■ The task
Reproduce the records below exactly, leaving out any pictures.

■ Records
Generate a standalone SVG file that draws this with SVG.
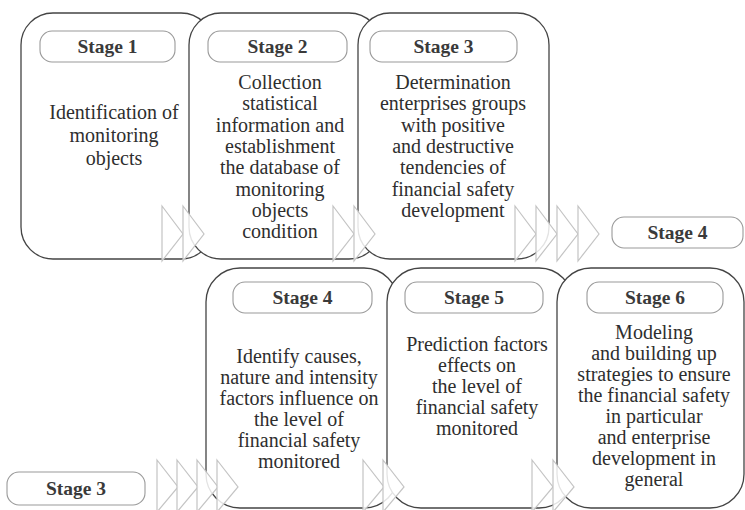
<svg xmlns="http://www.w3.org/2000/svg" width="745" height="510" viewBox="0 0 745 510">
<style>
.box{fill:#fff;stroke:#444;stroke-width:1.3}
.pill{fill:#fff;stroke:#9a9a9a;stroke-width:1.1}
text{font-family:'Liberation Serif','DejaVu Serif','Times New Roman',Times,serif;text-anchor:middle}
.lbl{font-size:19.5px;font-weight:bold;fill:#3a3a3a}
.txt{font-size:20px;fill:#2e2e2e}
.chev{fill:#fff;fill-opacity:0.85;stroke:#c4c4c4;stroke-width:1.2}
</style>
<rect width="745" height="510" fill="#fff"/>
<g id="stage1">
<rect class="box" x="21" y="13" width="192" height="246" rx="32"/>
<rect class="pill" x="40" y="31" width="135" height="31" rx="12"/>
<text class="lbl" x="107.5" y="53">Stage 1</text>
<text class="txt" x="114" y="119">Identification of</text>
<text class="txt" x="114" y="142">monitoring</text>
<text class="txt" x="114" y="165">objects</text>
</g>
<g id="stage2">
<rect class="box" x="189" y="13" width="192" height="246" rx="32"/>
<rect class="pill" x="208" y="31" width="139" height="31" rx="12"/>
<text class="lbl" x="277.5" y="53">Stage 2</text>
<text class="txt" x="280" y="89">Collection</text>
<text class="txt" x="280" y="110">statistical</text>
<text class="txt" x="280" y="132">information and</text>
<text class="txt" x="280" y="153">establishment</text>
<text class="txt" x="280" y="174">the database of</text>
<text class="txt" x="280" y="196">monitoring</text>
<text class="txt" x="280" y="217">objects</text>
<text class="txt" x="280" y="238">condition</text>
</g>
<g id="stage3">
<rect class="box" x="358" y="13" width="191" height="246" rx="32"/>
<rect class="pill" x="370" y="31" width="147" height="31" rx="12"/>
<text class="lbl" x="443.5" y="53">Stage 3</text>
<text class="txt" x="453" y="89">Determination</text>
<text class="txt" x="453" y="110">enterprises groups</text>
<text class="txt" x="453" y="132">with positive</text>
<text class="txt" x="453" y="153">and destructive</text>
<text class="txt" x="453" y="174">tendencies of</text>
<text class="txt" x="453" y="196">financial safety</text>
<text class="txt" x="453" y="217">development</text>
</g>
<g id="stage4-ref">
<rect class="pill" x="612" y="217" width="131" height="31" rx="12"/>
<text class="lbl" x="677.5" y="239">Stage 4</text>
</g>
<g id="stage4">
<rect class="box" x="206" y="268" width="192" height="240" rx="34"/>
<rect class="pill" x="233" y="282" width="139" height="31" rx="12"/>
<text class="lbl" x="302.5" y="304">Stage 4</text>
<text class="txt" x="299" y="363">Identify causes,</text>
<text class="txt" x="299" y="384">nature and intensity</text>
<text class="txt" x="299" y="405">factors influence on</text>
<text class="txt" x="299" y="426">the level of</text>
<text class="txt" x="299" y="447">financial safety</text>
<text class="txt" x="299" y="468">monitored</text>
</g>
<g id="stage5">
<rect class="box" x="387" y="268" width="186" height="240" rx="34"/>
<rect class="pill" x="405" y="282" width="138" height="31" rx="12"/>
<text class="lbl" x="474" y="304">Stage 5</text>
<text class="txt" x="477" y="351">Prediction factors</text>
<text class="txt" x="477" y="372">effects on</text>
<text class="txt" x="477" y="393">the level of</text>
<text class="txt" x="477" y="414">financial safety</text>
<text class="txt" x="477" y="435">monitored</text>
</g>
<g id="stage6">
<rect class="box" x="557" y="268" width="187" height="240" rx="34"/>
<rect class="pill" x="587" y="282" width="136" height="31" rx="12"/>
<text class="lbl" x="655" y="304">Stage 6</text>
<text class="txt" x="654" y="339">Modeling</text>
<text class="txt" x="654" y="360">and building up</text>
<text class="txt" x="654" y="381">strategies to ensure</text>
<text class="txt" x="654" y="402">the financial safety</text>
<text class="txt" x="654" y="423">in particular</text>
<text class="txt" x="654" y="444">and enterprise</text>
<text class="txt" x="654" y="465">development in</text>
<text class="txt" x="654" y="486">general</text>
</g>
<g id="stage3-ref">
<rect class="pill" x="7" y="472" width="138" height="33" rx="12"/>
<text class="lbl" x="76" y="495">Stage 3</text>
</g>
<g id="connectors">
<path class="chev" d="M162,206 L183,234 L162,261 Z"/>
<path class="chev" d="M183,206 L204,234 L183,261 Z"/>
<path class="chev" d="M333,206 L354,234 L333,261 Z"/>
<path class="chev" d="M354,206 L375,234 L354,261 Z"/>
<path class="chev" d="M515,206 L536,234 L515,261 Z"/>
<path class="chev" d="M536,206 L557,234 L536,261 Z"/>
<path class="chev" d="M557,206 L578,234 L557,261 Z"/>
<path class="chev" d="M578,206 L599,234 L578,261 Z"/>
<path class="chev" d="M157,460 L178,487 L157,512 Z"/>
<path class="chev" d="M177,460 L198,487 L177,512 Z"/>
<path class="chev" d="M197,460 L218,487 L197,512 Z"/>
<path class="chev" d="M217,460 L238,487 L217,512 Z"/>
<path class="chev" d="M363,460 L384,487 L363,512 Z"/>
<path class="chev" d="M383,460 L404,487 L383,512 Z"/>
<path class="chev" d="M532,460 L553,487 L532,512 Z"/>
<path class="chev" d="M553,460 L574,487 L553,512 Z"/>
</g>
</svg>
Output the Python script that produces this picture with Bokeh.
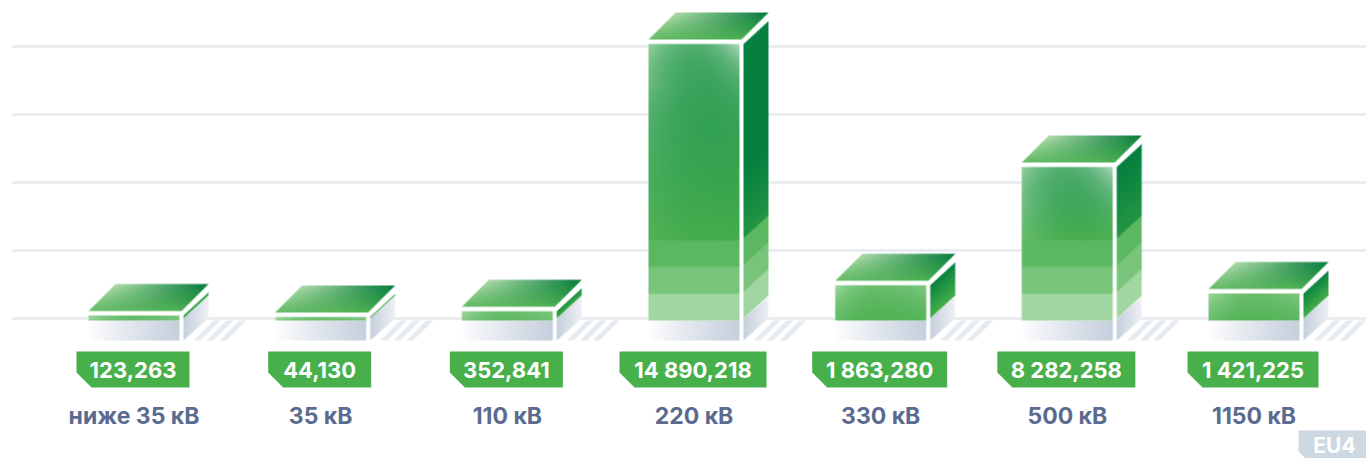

■ Task solution
Generate a standalone SVG file that draws this with SVG.
<svg xmlns="http://www.w3.org/2000/svg" width="745" height="510" viewBox="0 0 745 510">
<style>
.box{fill:#fff;stroke:#444;stroke-width:1.3}
.pill{fill:#fff;stroke:#9a9a9a;stroke-width:1.1}
text{font-family:'Liberation Serif','DejaVu Serif','Times New Roman',Times,serif;text-anchor:middle}
.lbl{font-size:19.5px;font-weight:bold;fill:#3a3a3a}
.txt{font-size:20px;fill:#2e2e2e}
.chev{fill:#fff;fill-opacity:0.85;stroke:#c4c4c4;stroke-width:1.2}
</style>
<rect width="745" height="510" fill="#fff"/>
<g id="stage1">
<rect class="box" x="21" y="13" width="192" height="246" rx="32"/>
<rect class="pill" x="40" y="31" width="135" height="31" rx="12"/>
<text class="lbl" x="107.5" y="53">Stage 1</text>
<text class="txt" x="114" y="119">Identification of</text>
<text class="txt" x="114" y="142">monitoring</text>
<text class="txt" x="114" y="165">objects</text>
</g>
<g id="stage2">
<rect class="box" x="189" y="13" width="192" height="246" rx="32"/>
<rect class="pill" x="208" y="31" width="139" height="31" rx="12"/>
<text class="lbl" x="277.5" y="53">Stage 2</text>
<text class="txt" x="280" y="89">Collection</text>
<text class="txt" x="280" y="110">statistical</text>
<text class="txt" x="280" y="132">information and</text>
<text class="txt" x="280" y="153">establishment</text>
<text class="txt" x="280" y="174">the database of</text>
<text class="txt" x="280" y="196">monitoring</text>
<text class="txt" x="280" y="217">objects</text>
<text class="txt" x="280" y="238">condition</text>
</g>
<g id="stage3">
<rect class="box" x="358" y="13" width="191" height="246" rx="32"/>
<rect class="pill" x="370" y="31" width="147" height="31" rx="12"/>
<text class="lbl" x="443.5" y="53">Stage 3</text>
<text class="txt" x="453" y="89">Determination</text>
<text class="txt" x="453" y="110">enterprises groups</text>
<text class="txt" x="453" y="132">with positive</text>
<text class="txt" x="453" y="153">and destructive</text>
<text class="txt" x="453" y="174">tendencies of</text>
<text class="txt" x="453" y="196">financial safety</text>
<text class="txt" x="453" y="217">development</text>
</g>
<g id="stage4-ref">
<rect class="pill" x="612" y="217" width="131" height="31" rx="12"/>
<text class="lbl" x="677.5" y="239">Stage 4</text>
</g>
<g id="stage4">
<rect class="box" x="206" y="268" width="192" height="240" rx="34"/>
<rect class="pill" x="233" y="282" width="139" height="31" rx="12"/>
<text class="lbl" x="302.5" y="304">Stage 4</text>
<text class="txt" x="299" y="363">Identify causes,</text>
<text class="txt" x="299" y="384">nature and intensity</text>
<text class="txt" x="299" y="405">factors influence on</text>
<text class="txt" x="299" y="426">the level of</text>
<text class="txt" x="299" y="447">financial safety</text>
<text class="txt" x="299" y="468">monitored</text>
</g>
<g id="stage5">
<rect class="box" x="387" y="268" width="186" height="240" rx="34"/>
<rect class="pill" x="405" y="282" width="138" height="31" rx="12"/>
<text class="lbl" x="474" y="304">Stage 5</text>
<text class="txt" x="477" y="351">Prediction factors</text>
<text class="txt" x="477" y="372">effects on</text>
<text class="txt" x="477" y="393">the level of</text>
<text class="txt" x="477" y="414">financial safety</text>
<text class="txt" x="477" y="435">monitored</text>
</g>
<g id="stage6">
<rect class="box" x="557" y="268" width="187" height="240" rx="34"/>
<rect class="pill" x="587" y="282" width="136" height="31" rx="12"/>
<text class="lbl" x="655" y="304">Stage 6</text>
<text class="txt" x="654" y="339">Modeling</text>
<text class="txt" x="654" y="360">and building up</text>
<text class="txt" x="654" y="381">strategies to ensure</text>
<text class="txt" x="654" y="402">the financial safety</text>
<text class="txt" x="654" y="423">in particular</text>
<text class="txt" x="654" y="444">and enterprise</text>
<text class="txt" x="654" y="465">development in</text>
<text class="txt" x="654" y="486">general</text>
</g>
<g id="stage3-ref">
<rect class="pill" x="7" y="472" width="138" height="33" rx="12"/>
<text class="lbl" x="76" y="495">Stage 3</text>
</g>
<g id="connectors">
<path class="chev" d="M162,206 L183,234 L162,261 Z"/>
<path class="chev" d="M183,206 L204,234 L183,261 Z"/>
<path class="chev" d="M333,206 L354,234 L333,261 Z"/>
<path class="chev" d="M354,206 L375,234 L354,261 Z"/>
<path class="chev" d="M515,206 L536,234 L515,261 Z"/>
<path class="chev" d="M536,206 L557,234 L536,261 Z"/>
<path class="chev" d="M557,206 L578,234 L557,261 Z"/>
<path class="chev" d="M578,206 L599,234 L578,261 Z"/>
<path class="chev" d="M157,460 L178,487 L157,512 Z"/>
<path class="chev" d="M177,460 L198,487 L177,512 Z"/>
<path class="chev" d="M197,460 L218,487 L197,512 Z"/>
<path class="chev" d="M217,460 L238,487 L217,512 Z"/>
<path class="chev" d="M363,460 L384,487 L363,512 Z"/>
<path class="chev" d="M383,460 L404,487 L383,512 Z"/>
<path class="chev" d="M532,460 L553,487 L532,512 Z"/>
<path class="chev" d="M553,460 L574,487 L553,512 Z"/>
</g>
</svg>
Output the Python script that produces this picture with Bokeh.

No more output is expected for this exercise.